Consider what happens nearly every time a man faces sexual assault or rape allegations: Invariably, the accused or his spokespeople argue that the accusers are simply after money — as though victims only accuse people of rape when there is a possible benefit in it for them. The ploy provides a convenient and easy narrative for those who come to the defense of these men, whether fans or simply misogynists who see accusers as manipulative femmes fatale. R. Kelly did it repeatedly, according to Lifetime docuseries Surviving R. Kelly; just this week, The Cut reported, Weinstein’s defense team began sending reporters a large PowerPoint presentation filled with opposition research about his accusers.

Last year, NFL star Antonio Brown resorted to that playbook as well when accused of sexual misconduct by an artist he had hired to paint a mural of him. According to a Sports Illustrated report, the All-Star wide receiver sent her threatening and accusatory text messages, claiming to her and others that she fabricated the incident for money. However, in the woman’s letter to the NFL, which was written by her attorney, she asserted that she sought no monetary damages from Brown, simply wanting him to be held accountable for his actions. That’s consistent with a 2017 study conducted by two Australian sociologists who found that victims of sexual assault tended to view “pain and suffering” money not as a reward, but as recognition — as an “assessment of ‘seriousness’ connected to the nature of the wrong as a violation.” (Though the authors acknowledge that the study is limited due to its small sample size, their extrapolation remains valid.)

At the time of the artist’s accusation, Brown was also facing a civil suit for rape from his former trainer, Britney Taylor. (She has since dropped that suit and said she intends to refile; Brown has countersued for defamation.) As a result of these incidents, the New England Patriots released Brown, and the NFL agreed to investigate Brown’s actions. As of mid-December, NFL investigators had not finished their work; “I’ll get an update when they have more information,” league commissioner Roger Goodell told reporters. Yet, Brown continues to maintain his innocence. The day before a meeting was scheduled with the NFL to determine if Brown would be reinstated by the league, Brown tweeted out a half-hearted apology to Patriots owner Robert Kraft for the “drama” and “bad press” — but not for his reported behavior with these two women. “Sometimes when people are coming at you with false information and allegations,” he wrote on one Instagram caption, “we handle ourselves in ways that we sometimes regret.”
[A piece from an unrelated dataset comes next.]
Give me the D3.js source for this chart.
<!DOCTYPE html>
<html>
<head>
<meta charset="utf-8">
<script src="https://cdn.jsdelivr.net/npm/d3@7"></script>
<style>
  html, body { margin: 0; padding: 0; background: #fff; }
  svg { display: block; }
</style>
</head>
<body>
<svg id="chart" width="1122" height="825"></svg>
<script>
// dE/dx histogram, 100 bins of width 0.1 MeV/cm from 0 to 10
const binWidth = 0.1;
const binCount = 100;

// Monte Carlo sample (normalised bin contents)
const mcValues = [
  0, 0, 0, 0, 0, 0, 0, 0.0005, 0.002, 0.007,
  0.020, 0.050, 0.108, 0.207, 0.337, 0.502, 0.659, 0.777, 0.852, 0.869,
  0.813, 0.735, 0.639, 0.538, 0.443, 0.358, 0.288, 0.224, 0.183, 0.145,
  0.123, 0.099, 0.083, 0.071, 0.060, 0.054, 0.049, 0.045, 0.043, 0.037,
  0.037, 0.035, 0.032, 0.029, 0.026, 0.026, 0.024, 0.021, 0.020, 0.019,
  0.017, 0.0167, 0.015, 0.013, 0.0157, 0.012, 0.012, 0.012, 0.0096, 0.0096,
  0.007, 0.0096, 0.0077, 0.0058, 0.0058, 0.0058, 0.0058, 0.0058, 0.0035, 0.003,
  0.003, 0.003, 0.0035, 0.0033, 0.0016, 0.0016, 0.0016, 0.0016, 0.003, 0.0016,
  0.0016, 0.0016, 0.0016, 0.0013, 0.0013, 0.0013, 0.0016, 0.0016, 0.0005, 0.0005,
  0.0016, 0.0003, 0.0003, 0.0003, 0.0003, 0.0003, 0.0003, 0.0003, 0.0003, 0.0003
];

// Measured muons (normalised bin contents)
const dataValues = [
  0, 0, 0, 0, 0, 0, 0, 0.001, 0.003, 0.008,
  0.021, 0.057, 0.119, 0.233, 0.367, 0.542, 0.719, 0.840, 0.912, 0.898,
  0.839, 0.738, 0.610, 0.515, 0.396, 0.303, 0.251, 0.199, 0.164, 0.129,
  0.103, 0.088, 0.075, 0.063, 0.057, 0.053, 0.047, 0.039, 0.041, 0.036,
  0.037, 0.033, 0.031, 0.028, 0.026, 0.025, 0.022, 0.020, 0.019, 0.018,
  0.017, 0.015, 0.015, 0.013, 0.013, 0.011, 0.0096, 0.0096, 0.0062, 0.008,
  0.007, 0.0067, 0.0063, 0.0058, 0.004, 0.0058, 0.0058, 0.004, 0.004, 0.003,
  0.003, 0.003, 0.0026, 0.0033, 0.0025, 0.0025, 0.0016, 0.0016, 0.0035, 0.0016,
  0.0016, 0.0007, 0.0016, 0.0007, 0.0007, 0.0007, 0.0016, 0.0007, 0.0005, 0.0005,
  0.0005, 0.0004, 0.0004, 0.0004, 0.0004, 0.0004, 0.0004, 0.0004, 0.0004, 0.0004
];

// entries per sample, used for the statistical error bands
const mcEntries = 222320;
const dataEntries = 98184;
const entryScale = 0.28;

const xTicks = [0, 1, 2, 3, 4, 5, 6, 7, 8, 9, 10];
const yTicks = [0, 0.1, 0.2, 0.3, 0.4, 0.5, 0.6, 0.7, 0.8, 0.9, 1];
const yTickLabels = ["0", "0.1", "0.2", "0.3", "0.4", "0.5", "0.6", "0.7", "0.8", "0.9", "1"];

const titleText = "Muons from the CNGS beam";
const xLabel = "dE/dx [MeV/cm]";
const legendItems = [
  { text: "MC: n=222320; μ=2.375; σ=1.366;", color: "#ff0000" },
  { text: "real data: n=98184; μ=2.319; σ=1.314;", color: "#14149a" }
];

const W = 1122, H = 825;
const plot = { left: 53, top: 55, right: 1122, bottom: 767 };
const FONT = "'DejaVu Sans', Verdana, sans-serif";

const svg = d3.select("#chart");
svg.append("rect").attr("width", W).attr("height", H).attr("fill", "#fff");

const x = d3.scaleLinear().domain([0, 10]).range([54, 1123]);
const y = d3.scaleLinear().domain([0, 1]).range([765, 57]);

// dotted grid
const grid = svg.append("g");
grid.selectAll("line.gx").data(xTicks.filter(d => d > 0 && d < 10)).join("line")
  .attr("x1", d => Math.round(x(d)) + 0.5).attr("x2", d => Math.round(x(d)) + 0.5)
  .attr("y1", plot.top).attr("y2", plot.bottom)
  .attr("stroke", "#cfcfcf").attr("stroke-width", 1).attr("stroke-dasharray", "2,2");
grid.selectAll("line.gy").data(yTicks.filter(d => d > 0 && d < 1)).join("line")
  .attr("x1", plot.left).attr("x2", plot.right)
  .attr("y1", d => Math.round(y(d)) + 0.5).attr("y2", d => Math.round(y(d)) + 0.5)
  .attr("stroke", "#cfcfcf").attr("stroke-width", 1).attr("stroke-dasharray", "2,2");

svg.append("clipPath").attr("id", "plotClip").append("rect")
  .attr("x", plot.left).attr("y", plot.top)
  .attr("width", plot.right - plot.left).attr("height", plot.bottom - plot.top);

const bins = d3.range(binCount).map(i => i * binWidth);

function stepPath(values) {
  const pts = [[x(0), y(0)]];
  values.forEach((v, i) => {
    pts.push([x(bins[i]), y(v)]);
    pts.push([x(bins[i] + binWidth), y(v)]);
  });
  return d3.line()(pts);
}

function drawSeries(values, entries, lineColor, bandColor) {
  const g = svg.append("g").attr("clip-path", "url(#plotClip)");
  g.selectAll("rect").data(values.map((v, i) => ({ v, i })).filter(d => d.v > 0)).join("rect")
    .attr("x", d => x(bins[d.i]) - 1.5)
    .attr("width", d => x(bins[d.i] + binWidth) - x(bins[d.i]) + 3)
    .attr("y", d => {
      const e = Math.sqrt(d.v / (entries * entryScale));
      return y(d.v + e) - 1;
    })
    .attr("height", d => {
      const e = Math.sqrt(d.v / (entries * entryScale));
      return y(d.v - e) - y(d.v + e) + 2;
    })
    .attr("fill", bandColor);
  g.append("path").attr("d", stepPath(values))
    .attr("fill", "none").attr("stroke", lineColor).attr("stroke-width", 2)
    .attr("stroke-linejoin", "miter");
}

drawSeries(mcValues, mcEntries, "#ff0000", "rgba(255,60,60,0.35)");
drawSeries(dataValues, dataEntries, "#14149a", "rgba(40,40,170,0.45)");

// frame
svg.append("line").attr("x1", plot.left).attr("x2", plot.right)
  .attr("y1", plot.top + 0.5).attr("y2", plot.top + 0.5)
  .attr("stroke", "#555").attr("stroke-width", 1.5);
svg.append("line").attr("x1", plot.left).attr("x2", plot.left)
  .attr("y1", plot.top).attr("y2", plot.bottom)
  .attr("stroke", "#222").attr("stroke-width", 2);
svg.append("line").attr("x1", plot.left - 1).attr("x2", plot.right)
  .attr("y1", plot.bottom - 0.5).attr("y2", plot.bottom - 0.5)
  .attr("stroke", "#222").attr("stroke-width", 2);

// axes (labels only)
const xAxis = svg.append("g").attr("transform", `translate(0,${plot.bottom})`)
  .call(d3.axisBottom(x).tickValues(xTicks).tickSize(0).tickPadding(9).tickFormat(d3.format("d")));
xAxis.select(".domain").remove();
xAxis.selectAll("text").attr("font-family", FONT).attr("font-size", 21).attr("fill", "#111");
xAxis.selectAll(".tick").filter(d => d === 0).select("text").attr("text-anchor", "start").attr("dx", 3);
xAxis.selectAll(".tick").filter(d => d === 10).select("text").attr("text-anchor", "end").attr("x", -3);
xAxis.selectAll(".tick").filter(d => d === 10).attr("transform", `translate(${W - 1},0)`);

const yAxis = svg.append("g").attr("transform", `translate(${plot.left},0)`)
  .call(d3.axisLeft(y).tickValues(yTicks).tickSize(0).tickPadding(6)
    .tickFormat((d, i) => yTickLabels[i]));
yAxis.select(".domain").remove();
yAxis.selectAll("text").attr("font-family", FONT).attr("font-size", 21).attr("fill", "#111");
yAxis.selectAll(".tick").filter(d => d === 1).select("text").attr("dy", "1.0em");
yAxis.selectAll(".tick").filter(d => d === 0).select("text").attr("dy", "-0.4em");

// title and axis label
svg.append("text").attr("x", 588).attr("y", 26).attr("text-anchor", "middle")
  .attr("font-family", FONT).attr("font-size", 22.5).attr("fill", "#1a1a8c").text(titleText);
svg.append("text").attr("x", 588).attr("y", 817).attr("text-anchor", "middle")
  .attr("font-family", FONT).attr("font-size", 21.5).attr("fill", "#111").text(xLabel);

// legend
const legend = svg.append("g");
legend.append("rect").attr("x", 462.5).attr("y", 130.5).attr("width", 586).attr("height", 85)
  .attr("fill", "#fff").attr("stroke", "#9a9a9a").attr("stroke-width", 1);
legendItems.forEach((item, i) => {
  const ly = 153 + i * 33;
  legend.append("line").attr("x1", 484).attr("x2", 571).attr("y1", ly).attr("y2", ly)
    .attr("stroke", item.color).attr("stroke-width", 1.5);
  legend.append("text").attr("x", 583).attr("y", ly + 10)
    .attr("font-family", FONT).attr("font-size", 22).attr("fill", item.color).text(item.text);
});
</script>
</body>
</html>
Like Weinstein and Cosby, Brown sees no reason to take responsibility for his actions. Like Weinstein and Cosby, he will not do so unless forced by the legal system. And even should that happen, full reprisal is unlikely. Weinstein’s ongoing civil suit includes a $25 million settlement that doesn’t require the disgraced film executive to admit wrongdoing or pay any money out of his own pocket; the payout will be covered by an insurance company representing The Weinstein Company, which itself has gone bankrupt because of Weinstein’s behavior. As Lili Loofbourow wrote in Slate recently regarding Weinstein’s criminal trial, “The story … is simple. Weinstein was and remains focused on getting as much for himself, and as little as possible for the dozens of women he abused, while continuing to violate the law but remaining a free man. (So far, he’s pulling it off.)”

It is imperative that we imagine and seek to create a world where there are actual consequences for rich and powerful men who victimize vulnerable people. That will require us to have hard, difficult, and often uncomfortable conversations with people we love — particularly with men who are comfortably invested in the current culture that allows such things to happen. Without that, we will simply continue the parade of non-apologies, intimidation, “it was just a joke” defenses, and outright denials. Without that, victims of sexual violence will be met not with support but with suspicion. Without that, accountability will remain an empty buzzword. Without that, there’s little hope that anything will change.